Y entonces pensé en ella, solo entonces, sucumbiendo en otras manos y en otras palabras, decodificando su desnudez en la lupa de otro Sherlock Holmes y -anestesiado por el elixir de los pies en la tierra para no sentir dolor ni tener efectos secundarios, para no sentir miedo de salir a la calle- mansamente recogí las metáforas que había dejado sembradas en el camino de ladrillos amarillos y fue entonces que sentí miedo de necesitarla siempre y me puse la máscara para abandonar para siempre la ópera, dándole la última mirada al escenario donde por un segundo creí ser la estrella, creí ser el arcángel de las palabras, creí ser el narrador de la primera creación universal: ella; creí ser el comandante de la primera revolución triunfante: ella; creí ser la víctima del pecado original: ella; creí eludir la paradoja de la máquina del tiempo: ella; creí resolver una ecuación sin igualdad: ella.

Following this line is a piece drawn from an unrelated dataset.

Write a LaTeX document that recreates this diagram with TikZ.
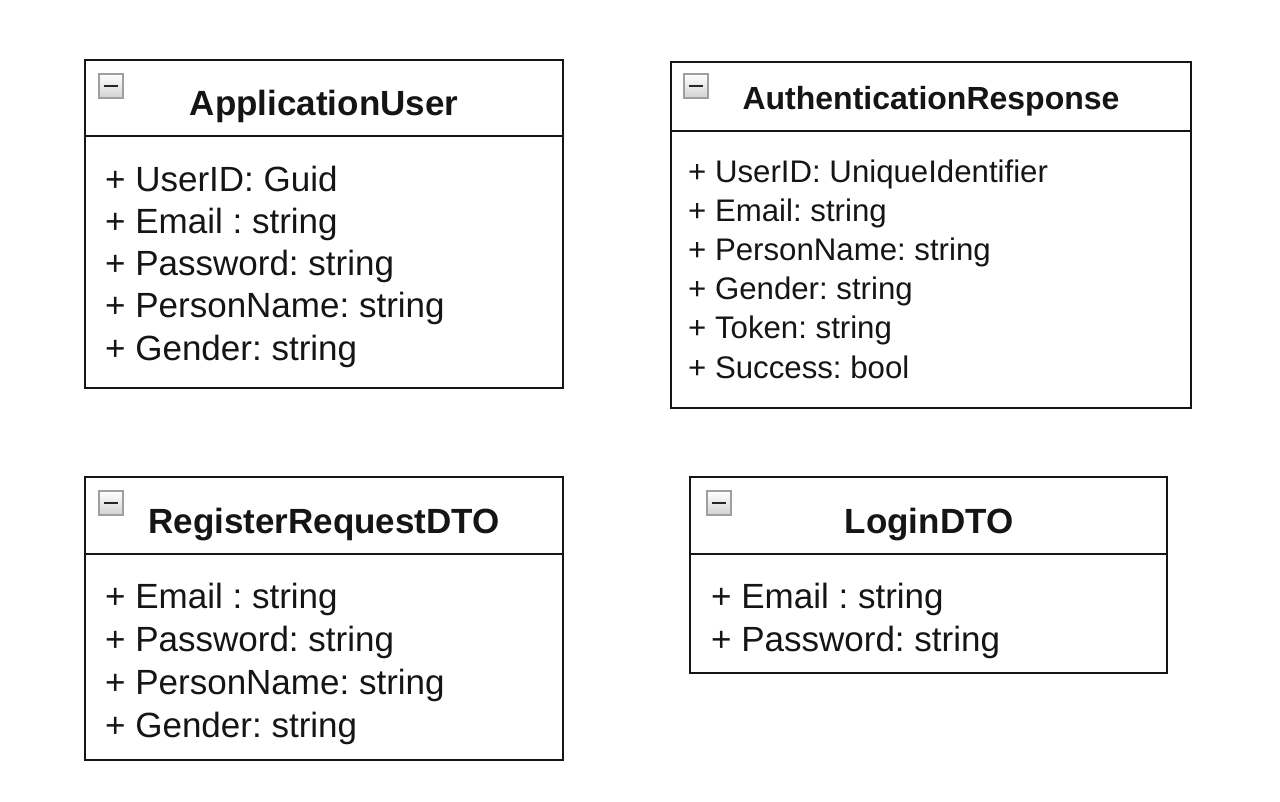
\documentclass[tikz,border=0pt]{standalone}
\usepackage{fontspec}
\setmainfont{Liberation Sans}
\frenchspacing
\usetikzlibrary{shadings}
\definecolor{ink}{HTML}{151515}
\tikzset{
  umlbox/.style={draw=ink, line width=1.8pt, fill=white, rectangle, inner sep=0pt, anchor=north west},
  divider/.style={draw=ink, line width=1.8pt},
  titletxt/.style={anchor=base, inner sep=0pt, font=\fontsize{35}{40}\selectfont\bfseries, text=ink},
  attr/.style={anchor=base west, inner sep=0pt, font=\fontsize{35}{40}\selectfont, text=ink},
  attrsmall/.style={anchor=base west, inner sep=0pt, font=\fontsize{31.2}{36}\selectfont, text=ink},
  titlesmall/.style={anchor=base, inner sep=0pt, font=\fontsize{32}{36}\selectfont\bfseries, text=ink},
  iconbox/.style={draw=gray!75, line width=1.4pt, minimum size=24pt, inner sep=0pt, rectangle, top color=white, bottom color=gray!35},
  minusbar/.style={draw=black!85, line width=2pt}
}
\begin{document}
\begin{tikzpicture}[x=1pt,y=-1pt]
\useasboundingbox (0,0) rectangle (1280,802);
\fill[white] (0,0) rectangle (1280,802);

% ApplicationUser
\node[umlbox, minimum width=478pt, minimum height=328pt] (au) at (84,59) {};
\draw[divider] (84,136) -- (562,136);
\node[iconbox] (aui) at (111,86) {};
\draw[minusbar] ([xshift=-7pt]aui.center) -- ([xshift=7pt]aui.center);
\node[titletxt] (aut) at (324,116) {ApplicationUser};
\node[attr] (au1) at (105,192) {+ UserID: Guid};
\node[attr] (au2) at (105,234) {+ Email : string};
\node[attr] (au3) at (105,276) {+ Password: string};
\node[attr] (au4) at (105,318) {+ PersonName: string};
\node[attr] (au5) at (105,360) {+ Gender: string};

% AuthenticationResponse
\node[umlbox, minimum width=520pt, minimum height=346pt] (ar) at (670,61) {};
\draw[divider] (670,131) -- (1190,131);
\node[iconbox] (ari) at (696,86) {};
\draw[minusbar] ([xshift=-7pt]ari.center) -- ([xshift=7pt]ari.center);
\node[titlesmall] (art) at (931,110) {AuthenticationResponse};
\node[attrsmall] (ar1) at (688,183) {+ UserID: UniqueIdentifier};
\node[attrsmall] (ar2) at (688,222) {+ Email: string};
\node[attrsmall] (ar3) at (688,261) {+ PersonName: string};
\node[attrsmall] (ar4) at (688,300) {+ Gender: string};
\node[attrsmall] (ar5) at (688,339) {+ Token: string};
\node[attrsmall] (ar6) at (688,378) {+ Success: bool};

% RegisterRequestDTO
\node[umlbox, minimum width=478pt, minimum height=283pt] (rr) at (84,476) {};
\draw[divider] (84,554) -- (562,554);
\node[iconbox] (rri) at (111,503) {};
\draw[minusbar] ([xshift=-7pt]rri.center) -- ([xshift=7pt]rri.center);
\node[titletxt] (rrt) at (324,533) {RegisterRequestDTO};
\node[attr] (rr1) at (105,608) {+ Email : string};
\node[attr] (rr2) at (105,651) {+ Password: string};
\node[attr] (rr3) at (105,694) {+ PersonName: string};
\node[attr] (rr4) at (105,737) {+ Gender: string};

% LoginDTO
\node[umlbox, minimum width=477pt, minimum height=196pt] (ld) at (689,476) {};
\draw[divider] (689,554) -- (1166,554);
\node[iconbox] (ldi) at (719,503) {};
\draw[minusbar] ([xshift=-7pt]ldi.center) -- ([xshift=7pt]ldi.center);
\node[titletxt] (ldt) at (929,533) {LoginDTO};
\node[attr] (ld1) at (711,608) {+ Email : string};
\node[attr] (ld2) at (711,651) {+ Password: string};
\end{tikzpicture}
\end{document}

Y entonces descifré la víctima del crimen que hizo famoso a Sherlock: yo, pero por si las dudas me quedé como piedra esperándola.

La edad ya no me importa porque no vivo en las cosas, además, qué importancia tienen cincuenta y seis años si las metáforas carecen de edad, si las palabras carecen de arrugas, si los suspiros carecen de achaques para poder correr en los labios del embrujo ritual de la identidad cultural que hacen fascinante cada letra pronunciada y cada brote de leche tibia y densa como un beso al compás del palpitar de las venas secretas de la utopía que me tiene esperándola como una piedra porque es definitivamente el amor de mi vida.